• **Instruction**
Repeat every line exactly, keeping the pictures out of the copy.

• **Dataset content**
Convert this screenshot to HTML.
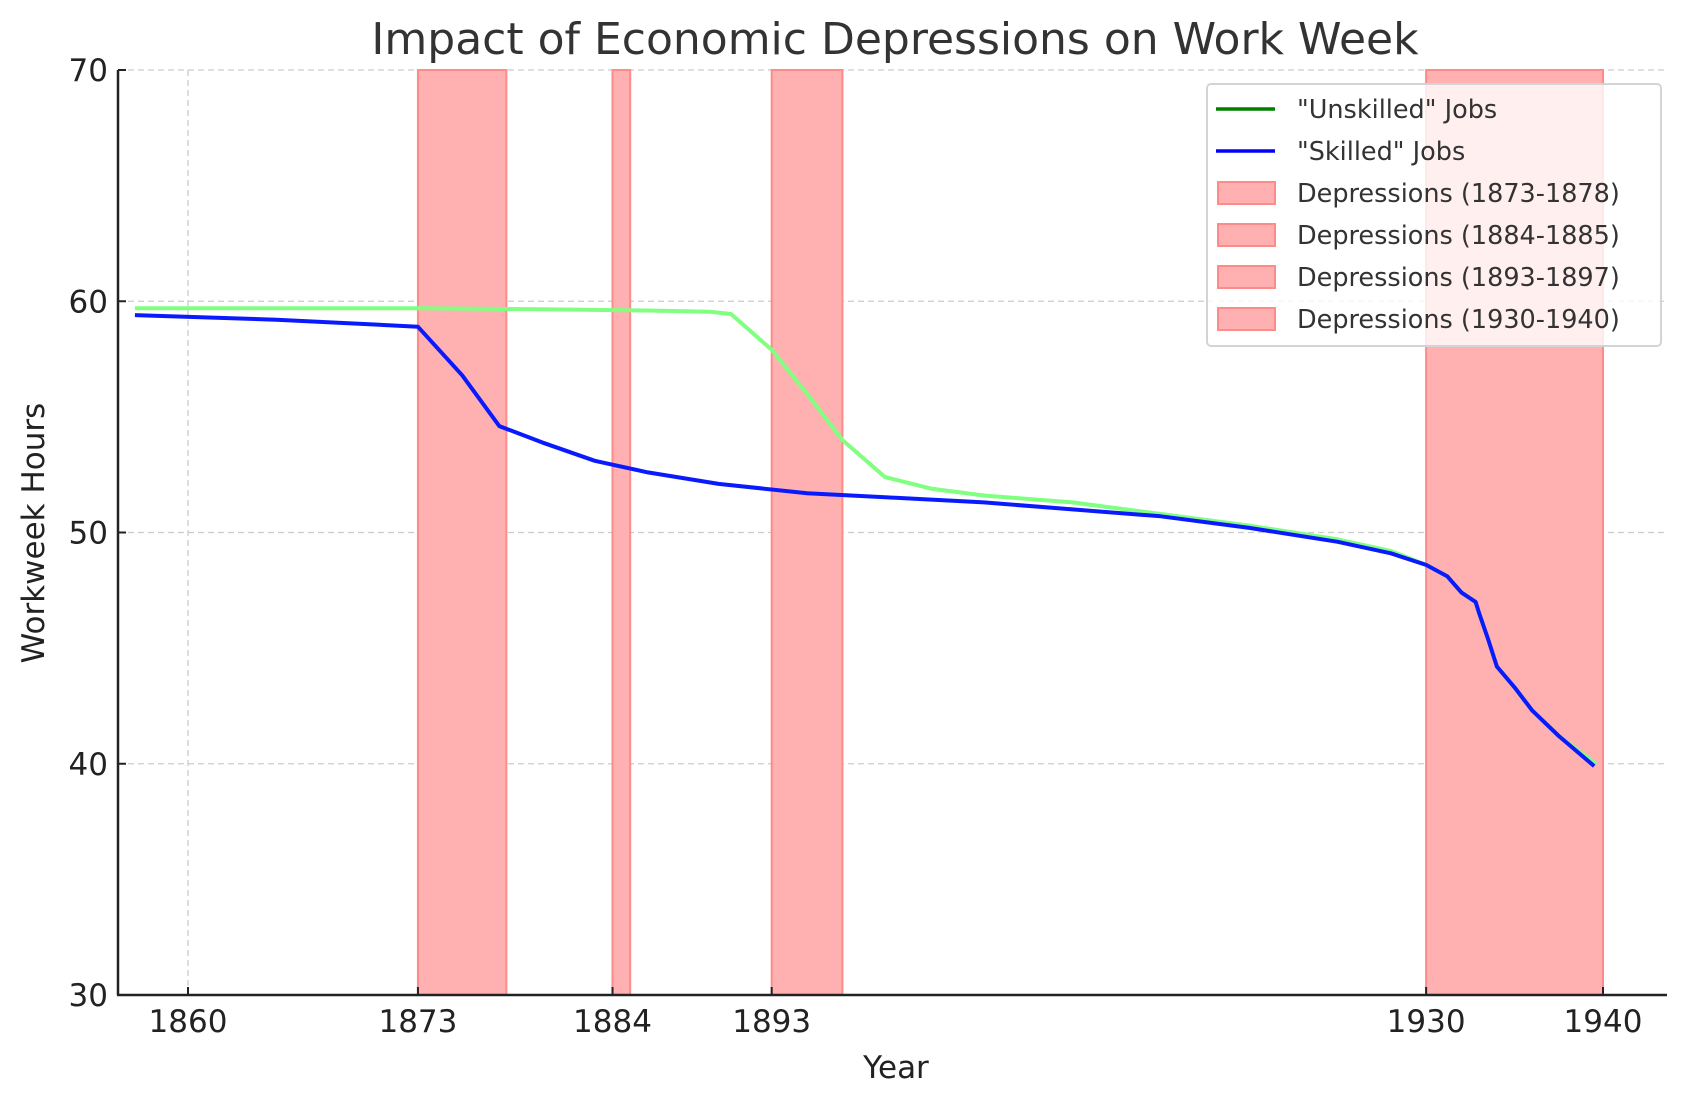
<!DOCTYPE html>
<html><head><meta charset="utf-8">
<style>
html,body{margin:0;padding:0;background:#fff;}
svg{display:block;font-family:"DejaVu Sans","Liberation Sans",sans-serif;}
</style></head>
<body>
<svg id="chart" width="1686" height="1101" viewBox="0 0 1686 1101" xmlns="http://www.w3.org/2000/svg">
<text x="895" y="54" font-size="44" fill="#333" text-anchor="middle">Impact of Economic Depressions on Work Week</text>
<g id="grid"></g>
<g id="spans"></g>
<g id="lines"></g>
<g id="axes"></g>
<text x="896" y="1078" font-size="31" fill="#222" text-anchor="middle">Year</text>
<text transform="translate(44,533) rotate(-90)" font-size="31" fill="#222" text-anchor="middle">Workweek Hours</text>
<g id="legend"></g>
</svg>
<script>
const xTicks = [1860, 1873, 1884, 1893, 1930, 1940];
const yTicks = [30, 40, 50, 60, 70];
const depressionStarts = [1873, 1884, 1893, 1930];
const depressionEnds = [1878, 1885, 1897, 1940];
const unskilledYears = [1857, 1865, 1873, 1880, 1886, 1889.5, 1890.7, 1893, 1895, 1897, 1899.4, 1902, 1905, 1910, 1915, 1920, 1925, 1928, 1930, 1931.2, 1932, 1932.8, 1933, 1933.5, 1934, 1935, 1936, 1937.5, 1939.6];
const unskilledHours = [59.7, 59.7, 59.7, 59.65, 59.6, 59.55, 59.45, 57.9, 56.0, 54.0, 52.4, 51.9, 51.6, 51.3, 50.8, 50.3, 49.7, 49.2, 48.6, 48.1, 47.4, 47.0, 46.5, 45.4, 44.2, 43.3, 42.3, 41.2, 40.0];
const skilledYears = [1857, 1865, 1873, 1875.5, 1877.6, 1880, 1883, 1886, 1890, 1895, 1900, 1905, 1910, 1915, 1920, 1925, 1928, 1930, 1931.2, 1932, 1932.8, 1933, 1933.5, 1934, 1935, 1936, 1937.5, 1939.5];
const skilledHours = [59.4, 59.2, 58.9, 56.8, 54.6, 53.9, 53.1, 52.6, 52.1, 51.7, 51.5, 51.3, 51.0, 50.7, 50.2, 49.6, 49.1, 48.6, 48.1, 47.4, 47.0, 46.5, 45.4, 44.2, 43.3, 42.3, 41.2, 39.9];
const legendLabels = ['"Unskilled" Jobs', '"Skilled" Jobs', 'Depressions (1873-1878)', 'Depressions (1884-1885)', 'Depressions (1893-1897)', 'Depressions (1930-1940)'];

const NS = 'http://www.w3.org/2000/svg';
const L = 118, R = 1667, T = 70, B = 995;
const yMin = 30, yMax = 70;
const xs = v => 188 + (v - 1860) / 80 * (1603 - 188);
const ys = v => B - (v - yMin) / (yMax - yMin) * (B - T);
function mk(tag, attrs, parent) {
  const e = document.createElementNS(NS, tag);
  for (const k in attrs) e.setAttribute(k, attrs[k]);
  parent.appendChild(e);
  return e;
}
const grid = document.getElementById('grid');
yTicks.forEach(v => {
  const g = mk('line', {x1: L, x2: R, y1: ys(v), y2: ys(v), stroke: '#cccccc', 'stroke-width': 1.3, 'stroke-dasharray': '6,4'}, grid);
  
  
});
xTicks.forEach(v => {
  const g = mk('line', {x1: xs(v), x2: xs(v), y1: T, y2: B, stroke: '#cccccc', 'stroke-width': 1.3, 'stroke-dasharray': '6,4'}, grid);
  
  
});
const spans = document.getElementById('spans');
depressionStarts.forEach((s, i) => {
  const r = mk('rect', {x: xs(s), y: T, width: xs(depressionEnds[i]) - xs(s), height: B - T, fill: '#ffb0b0', stroke: '#ff8a8a', 'stroke-width': 2}, spans);
  
  
});
const lines = document.getElementById('lines');
function path(xsArr, ysArr, color, name) {
  const d = xsArr.map((x, i) => (i ? 'L' : 'M') + xs(x).toFixed(1) + ',' + ys(ysArr[i]).toFixed(1)).join(' ');
  const p = mk('path', {d: d, fill: 'none', stroke: color, 'stroke-width': 4, 'stroke-linejoin': 'round'}, lines);
  
  
}
path(unskilledYears, unskilledHours, '#80ff80', 'unskilled-line');
path(skilledYears, skilledHours, '#0a1aff', 'skilled-line');
const axes = document.getElementById('axes');
const lx = mk('line', {x1: L, x2: L, y1: T, y2: B, stroke: '#222', 'stroke-width': 2.5}, axes);


const bx = mk('line', {x1: L - 1, x2: R, y1: B, y2: B, stroke: '#222', 'stroke-width': 2.5}, axes);


xTicks.forEach(v => {
  const t = mk('line', {x1: xs(v), x2: xs(v), y1: B, y2: B - 8, stroke: '#222', 'stroke-width': 2}, axes);
  
  
  const tx = mk('text', {x: xs(v), y: B + 37, 'font-size': 31, fill: '#222', 'text-anchor': 'middle'}, axes);
  tx.textContent = v;
  
  
});
yTicks.forEach(v => {
  const t = mk('line', {x1: L, x2: L + 8, y1: ys(v), y2: ys(v), stroke: '#222', 'stroke-width': 2}, axes);
  
  
  const tx = mk('text', {x: L - 10, y: ys(v) + 11, 'font-size': 31, fill: '#222', 'text-anchor': 'end'}, axes);
  tx.textContent = v;
  
  
});
const lg = document.getElementById('legend');
const box = mk('rect', {x: 1207, y: 84, width: 454, height: 262, rx: 4, fill: 'rgba(255,255,255,0.8)', stroke: '#d4d4d4', 'stroke-width': 2}, lg);


const colors = ['#008000', '#0000ff'];
legendLabels.forEach((lab, i) => {
  const cy = 109 + i * 42;
  if (i < 2) {
    const ln = mk('line', {x1: 1216, x2: 1275, y1: cy, y2: cy, stroke: colors[i], 'stroke-width': 3.5}, lg);
    
    
  } else {
    const rc = mk('rect', {x: 1218, y: cy - 11, width: 57, height: 22, fill: '#ffb0b0', stroke: '#ff8a8a', 'stroke-width': 2}, lg);
    
    
  }
  const tx = mk('text', {x: 1297, y: cy + 9, 'font-size': 25.5, fill: '#333'}, lg);
  tx.textContent = lab;
  
  
});
</script>
</body></html>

• **Full solution**
Convert this screenshot to HTML.
<!DOCTYPE html>
<html><head><meta charset="utf-8">
<style>
html,body{margin:0;padding:0;background:#fff;}
svg{display:block;font-family:"DejaVu Sans","Liberation Sans",sans-serif;}
</style></head>
<body>
<svg id="chart" width="1686" height="1101" viewBox="0 0 1686 1101" xmlns="http://www.w3.org/2000/svg">
<text x="895" y="54" font-size="44" fill="#333" text-anchor="middle">Impact of Economic Depressions on Work Week</text>
<g id="grid"></g>
<g id="spans"></g>
<g id="lines"></g>
<g id="axes"></g>
<text x="896" y="1078" font-size="31" fill="#222" text-anchor="middle">Year</text>
<text transform="translate(44,533) rotate(-90)" font-size="31" fill="#222" text-anchor="middle">Workweek Hours</text>
<g id="legend"></g>
</svg>
<script>
const xTicks = [1860, 1873, 1884, 1893, 1930, 1940];
const yTicks = [30, 40, 50, 60, 70];
const depressionStarts = [1873, 1884, 1893, 1930];
const depressionEnds = [1878, 1885, 1897, 1940];
const unskilledYears = [1857, 1865, 1873, 1880, 1886, 1889.5, 1890.7, 1893, 1895, 1897, 1899.4, 1902, 1905, 1910, 1915, 1920, 1925, 1928, 1930, 1931.2, 1932, 1932.8, 1933, 1933.5, 1934, 1935, 1936, 1937.5, 1939.6];
const unskilledHours = [59.7, 59.7, 59.7, 59.65, 59.6, 59.55, 59.45, 57.9, 56.0, 54.0, 52.4, 51.9, 51.6, 51.3, 50.8, 50.3, 49.7, 49.2, 48.6, 48.1, 47.4, 47.0, 46.5, 45.4, 44.2, 43.3, 42.3, 41.2, 40.0];
const skilledYears = [1857, 1865, 1873, 1875.5, 1877.6, 1880, 1883, 1886, 1890, 1895, 1900, 1905, 1910, 1915, 1920, 1925, 1928, 1930, 1931.2, 1932, 1932.8, 1933, 1933.5, 1934, 1935, 1936, 1937.5, 1939.5];
const skilledHours = [59.4, 59.2, 58.9, 56.8, 54.6, 53.9, 53.1, 52.6, 52.1, 51.7, 51.5, 51.3, 51.0, 50.7, 50.2, 49.6, 49.1, 48.6, 48.1, 47.4, 47.0, 46.5, 45.4, 44.2, 43.3, 42.3, 41.2, 39.9];
const legendLabels = ['"Unskilled" Jobs', '"Skilled" Jobs', 'Depressions (1873-1878)', 'Depressions (1884-1885)', 'Depressions (1893-1897)', 'Depressions (1930-1940)'];

const NS = 'http://www.w3.org/2000/svg';
const L = 118, R = 1667, T = 70, B = 995;
const yMin = 30, yMax = 70;
const xs = v => 188 + (v - 1860) / 80 * (1603 - 188);
const ys = v => B - (v - yMin) / (yMax - yMin) * (B - T);
function mk(tag, attrs, parent) {
  const e = document.createElementNS(NS, tag);
  for (const k in attrs) e.setAttribute(k, attrs[k]);
  parent.appendChild(e);
  return e;
}
const grid = document.getElementById('grid');
yTicks.forEach(v => {
  const g = mk('line', {x1: L, x2: R, y1: ys(v), y2: ys(v), stroke: '#cccccc', 'stroke-width': 1.3, 'stroke-dasharray': '6,4'}, grid);
  
  
});
xTicks.forEach(v => {
  const g = mk('line', {x1: xs(v), x2: xs(v), y1: T, y2: B, stroke: '#cccccc', 'stroke-width': 1.3, 'stroke-dasharray': '6,4'}, grid);
  
  
});
const spans = document.getElementById('spans');
depressionStarts.forEach((s, i) => {
  const r = mk('rect', {x: xs(s), y: T, width: xs(depressionEnds[i]) - xs(s), height: B - T, fill: '#ffb0b0', stroke: '#ff8a8a', 'stroke-width': 2}, spans);
  
  
});
const lines = document.getElementById('lines');
function path(xsArr, ysArr, color, name) {
  const d = xsArr.map((x, i) => (i ? 'L' : 'M') + xs(x).toFixed(1) + ',' + ys(ysArr[i]).toFixed(1)).join(' ');
  const p = mk('path', {d: d, fill: 'none', stroke: color, 'stroke-width': 4, 'stroke-linejoin': 'round'}, lines);
  
  
}
path(unskilledYears, unskilledHours, '#80ff80', 'unskilled-line');
path(skilledYears, skilledHours, '#0a1aff', 'skilled-line');
const axes = document.getElementById('axes');
const lx = mk('line', {x1: L, x2: L, y1: T, y2: B, stroke: '#222', 'stroke-width': 2.5}, axes);


const bx = mk('line', {x1: L - 1, x2: R, y1: B, y2: B, stroke: '#222', 'stroke-width': 2.5}, axes);


xTicks.forEach(v => {
  const t = mk('line', {x1: xs(v), x2: xs(v), y1: B, y2: B - 8, stroke: '#222', 'stroke-width': 2}, axes);
  
  
  const tx = mk('text', {x: xs(v), y: B + 37, 'font-size': 31, fill: '#222', 'text-anchor': 'middle'}, axes);
  tx.textContent = v;
  
  
});
yTicks.forEach(v => {
  const t = mk('line', {x1: L, x2: L + 8, y1: ys(v), y2: ys(v), stroke: '#222', 'stroke-width': 2}, axes);
  
  
  const tx = mk('text', {x: L - 10, y: ys(v) + 11, 'font-size': 31, fill: '#222', 'text-anchor': 'end'}, axes);
  tx.textContent = v;
  
  
});
const lg = document.getElementById('legend');
const box = mk('rect', {x: 1207, y: 84, width: 454, height: 262, rx: 4, fill: 'rgba(255,255,255,0.8)', stroke: '#d4d4d4', 'stroke-width': 2}, lg);


const colors = ['#008000', '#0000ff'];
legendLabels.forEach((lab, i) => {
  const cy = 109 + i * 42;
  if (i < 2) {
    const ln = mk('line', {x1: 1216, x2: 1275, y1: cy, y2: cy, stroke: colors[i], 'stroke-width': 3.5}, lg);
    
    
  } else {
    const rc = mk('rect', {x: 1218, y: cy - 11, width: 57, height: 22, fill: '#ffb0b0', stroke: '#ff8a8a', 'stroke-width': 2}, lg);
    
    
  }
  const tx = mk('text', {x: 1297, y: cy + 9, 'font-size': 25.5, fill: '#333'}, lg);
  tx.textContent = lab;
  
  
});
</script>
</body></html>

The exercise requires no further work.